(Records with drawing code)
-*-*-
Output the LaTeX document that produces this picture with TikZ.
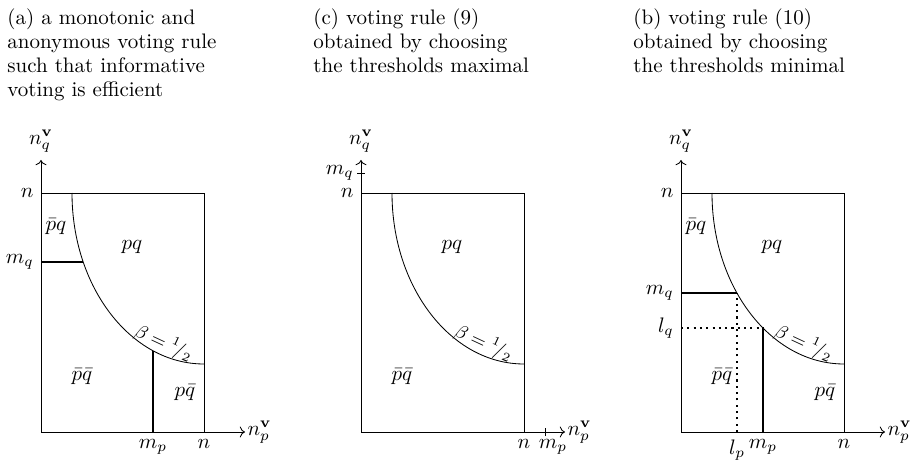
\documentclass[tikz,border=0pt]{standalone}
\usetikzlibrary{arrows.meta,calc}
\tikzset{vrpanel/.style={
  x=0.476pt, y=0.476pt,
  axis/.style={->, line width=0.4pt},
  frame/.style={line width=0.4pt},
  bound/.style={line width=0.4pt},
  thr/.style={line width=1pt},
  aux/.style={dotted, line width=1pt},
  tickmark/.style={line width=0.4pt},
  axlab/.style={inner sep=1pt},
  blab/.style={font=\small, rotate=-25, inner sep=0pt},
  title/.style={anchor=north west, align=left, inner sep=0pt, font=\fontsize{10}{11.5}\selectfont},
}}

\begin{document}
\begin{tikzpicture}[vrpanel]
\useasboundingbox (0,0) rectangle (910,462);

% titles
\node[title] (ta) at (7,454) {(a) a monotonic and\\ anonymous voting rule\\ such that informative\\ voting is efficient};
\node[title] (tc) at (313,454) {(c) voting rule (9)\\ obtained by choosing\\ the thresholds maximal};
\node[title] (tb) at (633,454) {(b) voting rule (10)\\ obtained by choosing\\ the thresholds minimal};

% =====================================================================
% (a) monotonic and anonymous rule
% =====================================================================
\begin{scope}[shift={(41,30)}]
  \coordinate (oa) at (0,0);
  \coordinate (xa) at (204,0);
  \coordinate (ya) at (0,272);
  \coordinate (nya) at (0,239);
  \coordinate (nxa) at (163,0);
  \coordinate (ca) at (163,239);
  \draw[axis] (oa) -- (xa) node[right, axlab] (lxa) {$n_p^{\mathbf v}$};
  \draw[axis] (oa) -- (ya) node[above] (lya) {$n_q^{\mathbf v}$};
  \draw[frame] (nya) -- (ca) -- (nxa);
  \draw[bound] (ca) ++(-132,0) arc[start angle=180, end angle=270, x radius=132, y radius=171];
  \path (ca) ++(203.8:132 and 171) coordinate (qa);
  \path (ca) ++(247.3:132 and 171) coordinate (pa);
  \draw[thr] (oa |- qa) -- (qa);
  \draw[thr] (oa -| pa) -- (pa);
  \node[left] (nla) at (nya) {$n$};
  \node[below] (nba) at (nxa) {$n$};
  \node[left] (mqa) at (oa |- qa) {$m_q$};
  \node[below] (mpa) at (oa -| pa) {$m_p$};
  \node (npqa) at (15,205) {$\bar p q$};
  \node (pqa) at (91,185) {$pq$};
  \node (nnqa) at (41,55) {$\bar p\bar q$};
  \node (pnqa) at (144,39) {$p\bar q$};
  \node[blab] (ba) at (123,89) {$\beta = {}^{1}\!/{}_{2}$};
\end{scope}

% =====================================================================
% (c) thresholds maximal
% =====================================================================
\begin{scope}[shift={(361,30)}]
  \coordinate (oc) at (0,0);
  \coordinate (xc) at (204,0);
  \coordinate (yc) at (0,272);
  \coordinate (nyc) at (0,239);
  \coordinate (nxc) at (163,0);
  \coordinate (cc) at (163,239);
  \coordinate (qc) at (0,259);
  \coordinate (pc) at (184,0);
  \draw[axis] (oc) -- (xc) node[right, axlab] (lxc) {$n_p^{\mathbf v}$};
  \draw[axis] (oc) -- (yc) node[above] (lyc) {$n_q^{\mathbf v}$};
  \draw[frame] (nyc) -- (cc) -- (nxc);
  \draw[bound] (cc) ++(-132,0) arc[start angle=180, end angle=270, x radius=132, y radius=171];
  \draw[tickmark] (qc) ++(-4,0) -- ++(8,0);
  \draw[tickmark] (pc) ++(0,-4) -- ++(0,8);
  \node[left] (nlc) at (nyc) {$n$};
  \node[below] (nbc) at (nxc) {$n$};
  \node[left] (mqc) at (qc) {$m_q$};
  \node[below, xshift=8*0.476pt] (mpc) at (pc) {$m_p$};
  \node (pqc) at (91,185) {$pq$};
  \node (nnqc) at (41,55) {$\bar p\bar q$};
  \node[blab] (bc) at (123,89) {$\beta = {}^{1}\!/{}_{2}$};
\end{scope}

% =====================================================================
% (b) thresholds minimal
% =====================================================================
\begin{scope}[shift={(681,30)}]
  \coordinate (ob) at (0,0);
  \coordinate (xb) at (204,0);
  \coordinate (yb) at (0,272);
  \coordinate (nyb) at (0,239);
  \coordinate (nxb) at (163,0);
  \coordinate (cb) at (163,239);
  \draw[axis] (ob) -- (xb) node[right, axlab] (lxb) {$n_p^{\mathbf v}$};
  \draw[axis] (ob) -- (yb) node[above] (lyb) {$n_q^{\mathbf v}$};
  \draw[frame] (nyb) -- (cb) -- (nxb);
  \draw[bound] (cb) ++(-132,0) arc[start angle=180, end angle=270, x radius=132, y radius=171];
  \path (cb) ++(215.85:132 and 171) coordinate (qb);
  \path (cb) ++(232.15:132 and 171) coordinate (pb);
  \draw[aux] (ob -| qb) -- (qb);
  \draw[aux] (ob |- pb) -- (pb);
  \draw[thr] (ob |- qb) -- (qb);
  \draw[thr] (ob -| pb) -- (pb);
  \node[left] (nlb) at (nyb) {$n$};
  \node[below] (nbb) at (nxb) {$n$};
  \node[left] (mqb) at (ob |- qb) {$m_q$};
  \node[left] (lqb) at (ob |- pb) {$l_q$};
  \node[below] (lpb) at (ob -| qb) {$l_p$};
  \node[below] (mpb) at (ob -| pb) {$m_p$};
  \node (npqb) at (15,205) {$\bar p q$};
  \node (pqb) at (91,185) {$pq$};
  \node (nnqb) at (41,55) {$\bar p\bar q$};
  \node (pnqb) at (144,39) {$p\bar q$};
  \node[blab] (bb) at (123,89) {$\beta = {}^{1}\!/{}_{2}$};
\end{scope}

\end{tikzpicture}
\end{document}
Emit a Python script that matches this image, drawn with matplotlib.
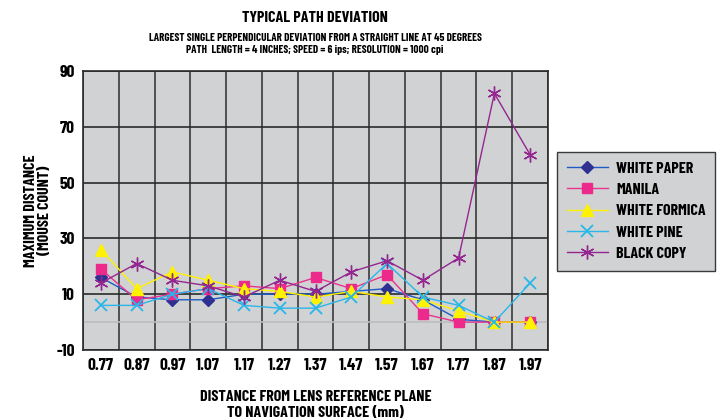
import numpy as np
import matplotlib
matplotlib.use("Agg")
import matplotlib.pyplot as plt

plt.rcParams['font.family'] = ['Barlow Condensed', 'DejaVu Sans']
plt.rcParams['font.weight'] = 'bold'
plt.rcParams['axes.labelweight'] = 'bold'
plt.rcParams['axes.unicode_minus'] = False

# distance from lens reference plane (mm)
distances = ["0.77", "0.87", "0.97", "1.07", "1.17", "1.27", "1.37",
             "1.47", "1.57", "1.67", "1.77", "1.87", "1.97"]

# max deviation in mouse counts
white_paper = [16, 9, 8, 8, 10, 10, 10, 11, 12, 8, 1, 0, 0]
manila = [19, 8, 10, 12, 13, 12, 16, 12, 17, 3, 0, 0, 0]
white_formica = [26, 12, 18, 15, 12, 11, 9, 11, 9, 8, 4, 0, 0]
white_pine = [6, 6, 10, 12, 6, 5, 5, 9, 21, 9, 6, 0, 14]
black_copy = [14, 21, 15, 13, 9, 15, 11, 18, 22, 15, 23, 82, 60]

x = np.arange(len(distances))

fig = plt.figure(figsize=(7.21, 4.20), dpi=100)
ax = fig.add_axes([0.1151, 0.1667, 0.645, 0.664])
ax.set_facecolor('#d1d2d4')

# grid: vertical lines between categories, horizontal every 20
for xv in np.arange(-0.5, len(distances), 1.0):
    ax.axvline(xv, color='#3a3a3a', lw=1.2, zorder=1)
for yv in [-10, 10, 30, 50, 70, 90]:
    ax.axhline(yv, color='#2a2a2a', lw=1.2, zorder=1)
ax.axhline(0, color='#bdbdbf', lw=1.2, zorder=1)

ax.plot(x, white_paper, color='#1d5cc4', lw=1, marker='D', ms=6,
        mfc='#2e3192', mec='#2e3192', label='WHITE PAPER', zorder=3)
ax.plot(x, manila, color='#e8338f', lw=1, marker='s', ms=7,
        mfc='#ec2a8c', mec='#ec2a8c', label='MANILA', zorder=3)
ax.plot(x, white_formica, color='#fff200', lw=1, marker='^', ms=9,
        mfc='#fff200', mec='#fff200', label='WHITE FORMICA', zorder=3)
ax.plot(x, white_pine, color='#29b6e8', lw=1, marker='x', ms=9, mew=1.3,
        label='WHITE PINE', zorder=3)
ax.plot(x, black_copy, color='#93278f', lw=1, marker=(6, 2, 0), ms=10, mew=1,
        label='BLACK COPY', zorder=3)

ax.set_xlim(-0.5, len(distances) - 0.5)
ax.set_ylim(-10, 90)
ax.set_xticks(x)
ax.set_xticklabels(distances)
ax.set_yticks([-10, 10, 30, 50, 70, 90])
ax.tick_params(length=0, labelsize=12.5, pad=6)
for s in ax.spines.values():
    s.set_color('#2a2a2a')
    s.set_linewidth(1.2)

ax.set_ylabel('MAXIMUM DISTANCE\n(MOUSE COUNT)', fontsize=11.5, labelpad=3,
              linespacing=1.0)
ax.set_xlabel('DISTANCE FROM LENS REFERENCE PLANE\nTO NAVIGATION SURFACE (mm)',
              fontsize=11.5, labelpad=12, linespacing=1.15)

fig.text(0.437, 0.957, 'TYPICAL PATH DEVIATION', ha='center', va='center',
         fontsize=11.5)
fig.text(0.437, 0.910, 'LARGEST SINGLE PERPENDICULAR DEVIATION FROM A STRAIGHT LINE AT 45 DEGREES',
         ha='center', va='center', fontsize=8)
fig.text(0.437, 0.880, 'PATH  LENGTH = 4 INCHES; SPEED = 6 ips; RESOLUTION = 1000 cpi',
         ha='center', va='center', fontsize=8)

leg = fig.legend(loc='center left', bbox_to_anchor=(0.7725, 0.497),
                 fontsize=11.5, frameon=True, fancybox=False,
                 handlelength=2.6, handletextpad=0.5, borderpad=0.6,
                 borderaxespad=0, labelspacing=0.45)
leg.get_frame().set_facecolor('#d1d2d4')
leg.get_frame().set_edgecolor('#3a3a3a')
leg.get_frame().set_alpha(1)

fig.savefig('out.png', dpi=100)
-*-*-
§ **WHAT YOU ARE ASKED TO DO**
Give again exactly the lines running from the beginning of the material above through the line that contains "(0,0) rectangle (910,462);", and leave out every picture.

§ **REPLY TO THE TASK**
Output the LaTeX document that produces this picture with TikZ.
\documentclass[tikz,border=0pt]{standalone}
\usetikzlibrary{arrows.meta,calc}
\tikzset{vrpanel/.style={
  x=0.476pt, y=0.476pt,
  axis/.style={->, line width=0.4pt},
  frame/.style={line width=0.4pt},
  bound/.style={line width=0.4pt},
  thr/.style={line width=1pt},
  aux/.style={dotted, line width=1pt},
  tickmark/.style={line width=0.4pt},
  axlab/.style={inner sep=1pt},
  blab/.style={font=\small, rotate=-25, inner sep=0pt},
  title/.style={anchor=north west, align=left, inner sep=0pt, font=\fontsize{10}{11.5}\selectfont},
}}

\begin{document}
\begin{tikzpicture}[vrpanel]
\useasboundingbox (0,0) rectangle (910,462);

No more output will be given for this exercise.